Monday, January 05, 2009

The Long Game responds to the NYT

Over at TheWeeklyStandard, Stuart Koehl takes on the NYT article I linked to last week - and knocks it out of the park.

He gets most of it right (one part he whiffs is talking about a Arleigh Burke WRT costing vs. LCS, if F-100 or the new Danish Frigates then he is close, but that is about the only major goof on his part). Otherwise, you need to read it all. This is just the Navy part of the argument that I'll focus on, though he covers it all, starting by quoting Gordon Chang in Commentary,
The premise is that the United States is not going to be fighting major conflicts in the foreseeable future. Unfortunately, that's an assumption we should not make. After all, history teaches us to be wary: both World War II and Korea started for us with surprise attacks.

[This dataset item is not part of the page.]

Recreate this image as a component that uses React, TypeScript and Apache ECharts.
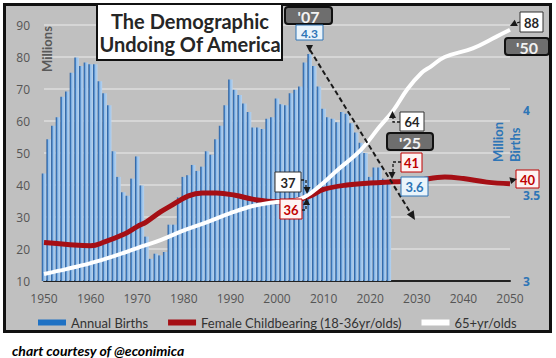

The Times also assumes that no big power is going to take us on. Is that so? China, with a rapidly modernizing military, wants Taiwan and islands belonging to others in its surrounding seas. Moreover, it is configuring its military to fight us. Moreover, a desperate North Korea continues to covet South Korea. And is it really inconceivable that an aggressive Russia will try to grab more neighboring land?
...and then brings in the cluebat of history on his own
A study of history shows that a peer competitor can emerge out of nowhere in less than a decade, assuming that economic, social and strategic conditions are right. In 1861, Germany was an aggregation of petty principalities and middle-sized kingdoms, dwarfed in importance by the Russian and Austro-Hungarian Empires. By 1871, Germany was an empire dominating central Europe and vying for European hegemony. In 1920, Japan was a struggling country barely out of its feudal past; by 1940, Japan was in position to contest control of the Pacific with the United States. In 1933, Germany had no military substantial military capabilities, no tanks, no combat aircraft, no heavy artillery, no submarines, no battleships. By 1939, well, you know that story. . .
With that set up,
It is true that a "peer competitor" could emerge within the next two decades that had the economic resources and political will to build up a military force capable of meeting that challenge, but who would that competitor be? Russia is decrepit and in both economic and demographic free fall. India has the potential, but not the will. That leaves China. Assuming it does not implode from its own economic and political inconsistencies, China could build a modern military force with the capabilities to fight the United States conventionally to secure its national strategic objectives, which apparently include recognition of its hegemony in Asia, reintegration of Taiwan into China, and the securing of natural resource areas in and around the South China Sea.

But examine the map for a second. To the north, south and west, China is bounded by Russia, Indo-China, the Himalayan Mountains and the Gobi Desert. China lives in a strategic cul de sac, where distance, terrain, and logistics make expansion overland both difficult and expensive. In addition, the overland routes do not take China in the strategic directions it wishes to go. If China is to get out of its box, then it must go by sea or by air.

There are strategic and force structure implications here for the United States. If China cannot engage the United States by land, then conversely the United States cannot engage China by land, either. Where could we insert and sustain a substantial ground force on the mainland of Asia? Why would we wish to do so? Our only substantial mainland ally is South Korea, and we already have forces present to deter invasion from North Korea. In the event of a war with China, the U.S. Army and Marine Corps will be limited to raids and to the occupation or recapture of various islands which the Chinese may wish to occupy themselves.

Thus, the main engagement with China will come at sea and in the air.
The rest of the article outlines well why we keep and Eye on the Long Game - and why you can't rest on your laurels. I wonder if he reads CDR Salamander ....
...the Navy must get its shipbuilding house in order and complete the design and construction of a new generation of destroyer and attack submarine capable of dealing with the panoply of current and emerging Chinese mines, torpedoes, submarines and anti-ship missiles. The Times is right about that--the Zumwalt-class DDG and the Virginia-class SSNs are relics of the Cold War and should be terminated. On the other hand, the much vaunted LCS is too big and too expensive to actually perform the inshore mission in support of ground forces: at $600 million each, it's almost as expensive as an Aegis destroyer, and thus too valuable to expose in the littoral. A new and affordable destroyer, and a smaller, more modern SSN are needed to meet the Chinese navy, while a fleet of expendable patrol craft are created for counter-insurgency and anti-piracy operations.
DDG-1000 was once "affordable" SC-21. LCS was once the "affordable" STREETFIGHTER. VA is OK in my book - but not my specialty.

Like mentioned earlier on, give him a pass on the costing comparison goof and agree to disagree - if you want - on the VA SSN; the rest is spot on.